A political vendetta from the 2012 presidential election debates
When the Constitutional Court ruling was delivered, many people flashed back to the televised presidential election debate of Dec. 4, 2012. They recalled then-UPP candidate Lee Jung-hee launching a scathing attack at Park, declaring she was running as a candidate specifically to “bring down Park Geun-hye.” And they recalled Park, staring back at Lee with rage-filled eyes. The National Intelligence Service dropped the Lee Seok-ki case just in the nick of time, and Park wasn’t about to let the opportunity pass. She enlisted the Ministry of Justice to file a petition on the party’s disbanding with the Constitutional Court. She was presumably convinced that the near-uniformly conservative, pro-ruling party Constitutional Court would do what she wanted, and it didn‘t let her down. Park has likened herself to a Jindo dog. “When a Jindo bites, it doesn’t let go until it has ripped away all the flesh,” she has said. Now she’s shown just how scary she can be when someone crosses her - sinking her teeth in until the last breath has been choked out.
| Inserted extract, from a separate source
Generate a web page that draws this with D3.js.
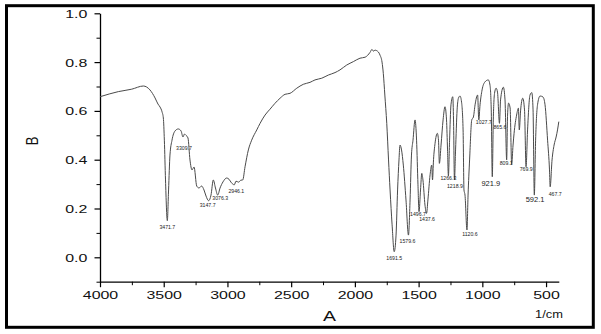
<!DOCTYPE html>
<html>
<head>
<meta charset="utf-8">
<script src="https://cdn.jsdelivr.net/npm/d3@7/dist/d3.min.js"></script>
<style>
  html, body { margin: 0; padding: 0; background: #fff; }
  svg { display: block; }
  text { font-family: "Liberation Sans", Arial, sans-serif; }
</style>
</head>
<body>
<svg id="chart" width="601" height="334"></svg>
<script>
// IR spectrum: wavenumber (1/cm) vs. signal
const wavenumbers = [
  4000, 3856, 3751, 3660, 3608, 3568, 3545, 3529, 3513, 3503, 3495, 3486, 3471.7,
  3462, 3451, 3435, 3411, 3386, 3364, 3349, 3337, 3325, 3309.7, 3294, 3278, 3262,
  3241, 3223, 3203, 3184, 3168, 3147.7, 3129, 3111, 3094, 3076.3, 3058, 3035, 3006,
  2988, 2968, 2946.1, 2933, 2912, 2895, 2880, 2862, 2836, 2810, 2770, 2744, 2705,
  2666, 2627, 2587, 2548, 2509, 2456, 2405, 2352, 2313, 2260, 2208, 2156, 2117,
  2064, 2012, 1960, 1920, 1881, 1866, 1855, 1842, 1829, 1803, 1787, 1777, 1765,
  1750, 1736, 1724, 1708, 1691.5, 1677, 1665, 1654, 1646, 1634, 1620, 1599, 1579.6,
  1567, 1556, 1544, 1528, 1516, 1505, 1496.7, 1485, 1475, 1466, 1450, 1437.6, 1427,
  1410, 1397, 1391, 1383, 1371, 1353, 1344, 1337, 1324, 1308, 1293, 1281, 1273,
  1266.3, 1257, 1246, 1232, 1226, 1218.9, 1210, 1198, 1187, 1175, 1163, 1151, 1144,
  1136, 1120.6, 1112, 1100, 1083, 1070, 1057, 1037, 1027.7, 1018, 1002, 979, 953,
  940, 930, 921.9, 914, 904, 892, 881, 865.6, 857, 835, 822, 809.1, 802, 794, 782,
  769.9, 759, 751, 731, 717, 710, 700, 683, 669, 657, 645, 626, 612, 602, 592.1,
  582, 567, 547, 524, 508, 488, 473, 467.7, 453, 437, 421, 410, 400
];
const intensity = [
  0.658, 0.679, 0.689, 0.702, 0.686, 0.653, 0.628, 0.616, 0.596, 0.571, 0.480, 0.317, 0.150,
  0.276, 0.419, 0.480, 0.518, 0.526, 0.518, 0.493, 0.505, 0.500, 0.489, 0.399, 0.358, 0.370,
  0.292, 0.284, 0.292, 0.276, 0.251, 0.232, 0.255, 0.317, 0.284, 0.255, 0.284, 0.309, 0.325,
  0.320, 0.305, 0.297, 0.312, 0.308, 0.316, 0.317, 0.371, 0.440, 0.480, 0.522, 0.549, 0.583,
  0.607, 0.631, 0.652, 0.668, 0.672, 0.693, 0.709, 0.717, 0.727, 0.734, 0.747, 0.757, 0.768,
  0.788, 0.802, 0.816, 0.820, 0.840, 0.852, 0.845, 0.849, 0.847, 0.829, 0.800, 0.754, 0.665,
  0.549, 0.399, 0.276, 0.133, 0.023, 0.091, 0.276, 0.399, 0.460, 0.440, 0.378, 0.235, 0.091,
  0.235, 0.419, 0.480, 0.563, 0.480, 0.297, 0.187, 0.276, 0.344, 0.317, 0.214, 0.180, 0.235,
  0.338, 0.378, 0.317, 0.400, 0.467, 0.508, 0.480, 0.385, 0.460, 0.563, 0.617, 0.563, 0.440,
  0.333, 0.480, 0.625, 0.658, 0.563, 0.317, 0.440, 0.604, 0.653, 0.661, 0.636, 0.522, 0.276,
  0.255, 0.112, 0.255, 0.399, 0.563, 0.575, 0.625, 0.665, 0.563, 0.625, 0.686, 0.719, 0.727,
  0.706, 0.604, 0.330, 0.563, 0.673, 0.693, 0.677, 0.549, 0.645, 0.697, 0.645, 0.399, 0.583, 0.632, 0.612,
  0.381, 0.460, 0.508, 0.583, 0.611, 0.522, 0.600, 0.652, 0.604, 0.371, 0.522, 0.665, 0.675, 0.604, 0.255,
  0.480, 0.625, 0.661, 0.657, 0.625, 0.480, 0.358, 0.289, 0.399, 0.460, 0.493, 0.522, 0.556
];

// Annotated band positions (1/cm)
const peakWavenumbers = [
  3471.7, 3309.7, 3147.7, 3076.3, 2946.1, 1691.5, 1579.6, 1496.7, 1437.6,
  1266.3, 1218.9, 1120.6, 1027.7, 921.9, 865.6, 809.1, 769.9, 592.1, 467.7
];

const xTickValues = [4000, 3500, 3000, 2500, 2000, 1500, 1000, 500];
const yTickValues = [0.0, 0.2, 0.4, 0.6, 0.8, 1.0];
const xLabel = "A";
const yLabel = "B";
const xUnit = "1/cm";

// Label placement (pixel offsets from the band minimum) and size
const labelStyle = {
  3471.7: { dx: 0, dy: 8 }, 3309.7: { dx: -4, dy: 12 }, 3147.7: { dx: -1, dy: 6.5 },
  3076.3: { dx: 2.5, dy: 5 }, 2946.1: { dx: 2, dy: 8 }, 1691.5: { dx: 0, dy: 8.5 },
  1579.6: { dx: -1, dy: 8 }, 1496.7: { dx: -1, dy: 4.5 }, 1437.6: { dx: 0.5, dy: 8 },
  1266.3: { dx: 0, dy: 3.5 }, 1218.9: { dx: 0.5, dy: 8.5 }, 1120.6: { dx: 3, dy: 6 },
  1027.7: { dx: 5, dy: 4 }, 921.9: { dx: -1.5, dy: 9.5, big: true }, 865.6: { dx: 0.5, dy: 6 },
  809.1: { dx: -0.5, dy: 5.5 }, 769.9: { dx: 14.5, dy: 7 }, 592.1: { dx: 0.7, dy: 6.5, big: true },
  467.7: { dx: 5, dy: 9.5 }
};

const svg = d3.select("#chart");

// outer frame
svg.append("rect")
  .attr("x", 6.5).attr("y", 5.7)
  .attr("width", 586.8).attr("height", 321.6)
  .attr("fill", "#fff")
  .attr("stroke", "#000")
  .attr("stroke-width", 3);

const x = d3.scaleLinear().domain([4000, 400]).range([100, 558.8]);
const y = d3.scaleLinear().domain([-0.1, 1.0]).range([281.7, 13.3]);

const stretch = 1.45;

// minor ticks
const xMinor = d3.range(3750, 400, -500);
const yMinor = [-0.1, 0.1, 0.3, 0.5, 0.7, 0.9];

const gx = svg.append("g").attr("transform", `translate(0,${y.range()[0]})`);
gx.call(d3.axisBottom(x).tickValues(xMinor).tickSize(3.5).tickFormat(""))
  .call(g => g.select(".domain").remove());
gx.append("g").call(d3.axisBottom(x).tickValues(xTickValues).tickSize(5.5).tickSizeOuter(0)
    .tickFormat(d3.format("d")))
  .call(g => g.select(".domain").attr("stroke-width", 1.3))
  .call(g => g.selectAll(".tick line").attr("stroke-width", 1.2))
  .call(g => g.selectAll("text")
    .attr("font-size", 11).attr("fill", "#111")
    .attr("font-family", "Liberation Sans, Arial, sans-serif")
    .attr("y", 9.5)
    .attr("transform", `scale(${stretch},1)`));
gx.selectAll("line").attr("stroke", "#000");

const gy = svg.append("g").attr("transform", `translate(${x.range()[0]},0)`);
gy.call(d3.axisLeft(y).tickValues(yMinor).tickSize(3.5).tickFormat(""))
  .call(g => g.select(".domain").remove());
gy.append("g").call(d3.axisLeft(y).tickValues(yTickValues).tickSize(5.5).tickSizeOuter(0)
    .tickFormat(d3.format(".1f")))
  .call(g => g.select(".domain").attr("stroke-width", 1.3))
  .call(g => g.selectAll(".tick line").attr("stroke-width", 1.2))
  .call(g => g.selectAll("text")
    .attr("font-size", 11).attr("fill", "#111")
    .attr("font-family", "Liberation Sans, Arial, sans-serif")
    .attr("x", -12.7 / stretch)
    .attr("dy", "0.36em")
    .attr("transform", `scale(${stretch},1)`));
gy.selectAll("line").attr("stroke", "#000");

// axis titles
svg.append("text")
  .attr("transform", "translate(38,141) rotate(-90) scale(1,1.25)")
  .attr("text-anchor", "middle")
  .attr("font-size", 13)
  .attr("fill", "#111")
  .text(yLabel);

svg.append("text")
  .attr("transform", "translate(329.5,321) scale(1.3,1)")
  .attr("text-anchor", "middle")
  .attr("font-size", 15)
  .attr("fill", "#111")
  .text(xLabel);

svg.append("text")
  .attr("transform", "translate(549,318.3) scale(1.12,1)")
  .attr("text-anchor", "middle")
  .attr("font-size", 11.5)
  .attr("fill", "#111")
  .text(xUnit);

// spectrum trace
const points = wavenumbers.map((w, i) => [w, intensity[i]]);
const line = d3.line()
  .x(d => x(d[0]))
  .y(d => y(d[1]))
  .curve(d3.curveMonotoneX);

svg.append("path")
  .datum(points)
  .attr("fill", "none")
  .attr("stroke", "#4a4a4a")
  .attr("stroke-width", 1)
  .attr("stroke-linejoin", "round")
  .attr("d", line);

// band annotations
const lookup = new Map(points.map(p => [p[0], p[1]]));
svg.append("g").selectAll("text")
  .data(peakWavenumbers)
  .join("text")
  .attr("x", d => x(d) + labelStyle[d].dx)
  .attr("y", d => y(lookup.get(d)) + labelStyle[d].dy)
  .attr("text-anchor", "middle")
  .attr("font-size", d => labelStyle[d].big ? 7.5 : 5.2)
  .attr("fill", "#222")
  .text(d => d.toFixed(1));
</script>
</body>
</html>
At the same time, she also showed that she lacks the qualities and virtues needed to be leader of a country. Tolerance, generosity, a sense of balance, consideration for political minorities, and the foresight to let bygones be bygones - no matter how hard we look, we see no sign of any of these. Most of all, this has been an utter rejection of the public’s desire to achieve reconciliation and unity - one of the most crucial tasks of our times. Instead, we see blazing hostility and petty vindictiveness against a political foe. It‘s a hostility that has serious consequences for our society.
Growing dissent, international criticisms
For now, the UPP’s disbanding is poised to cause divisions and conflict in South Korean society that will not go away easily. Supporters and opponents of the ruling will continue on parallel tracks, with no common ground between them. Already, some far-right groups, including members of the Ilbe website, have been throwing horrendous accusations against the lone dissenting Constitutional Court judge, Kim Yi-su. “Scratch him and you’ll find Jeolla underneath,” said one rightwing commenter. The behavior of immature right-wingers is deplorable, to be sure, but it’s President Park who bears the ultimate responsibility for this situation.
South Korea had already become an international laughing stock after the allegations of interference in state affairs by a secret circle of Park cronies. This ruling is only going to tarnish its image further. Amnesty International and Human Rights Watch have both issued scathing denouncements. “This sort of draconian political tactic is the sort of thing that one would have expected from an authoritarian like her father [Park Chung-hee] decades ago, and not from the leader of the modern, democratic country that South Korea has become in the 21st century,” said Human Rights Watch. The Venice Commission, an advisory council for world constitutional court organizations, has demanded a copy of the UPP disbandment ruling, which means the decision is now set for international scrutiny. Is Park going to respond to these international criticisms the same way her father did - by talking about the “particularity” of South Korean democracy? It‘s already shameful and exasperating to see this country being singled out by the international community.
Park may be greeting the ruling with a smile of satisfaction, convinced she’s taken care of the political threat of the secret circle allegations. She may also be counting it as an opportunity to rally conservatives and rescue her sinking approval ratings. We’re already seeing signs that the administration plans to pull the reins of “public security politics” even tighter going ahead. But can it really make up for her governance mistakes and give her a fresh start? That looks highly unlikely. One reckless move tends to beget another, and it won’t be long before she‘s stuck in a quagmire even she can’t get out of. If anything’s certain about Park’s future, it’s this: she will go down forever in history with her father as leader who set a milestone in reversing democracy.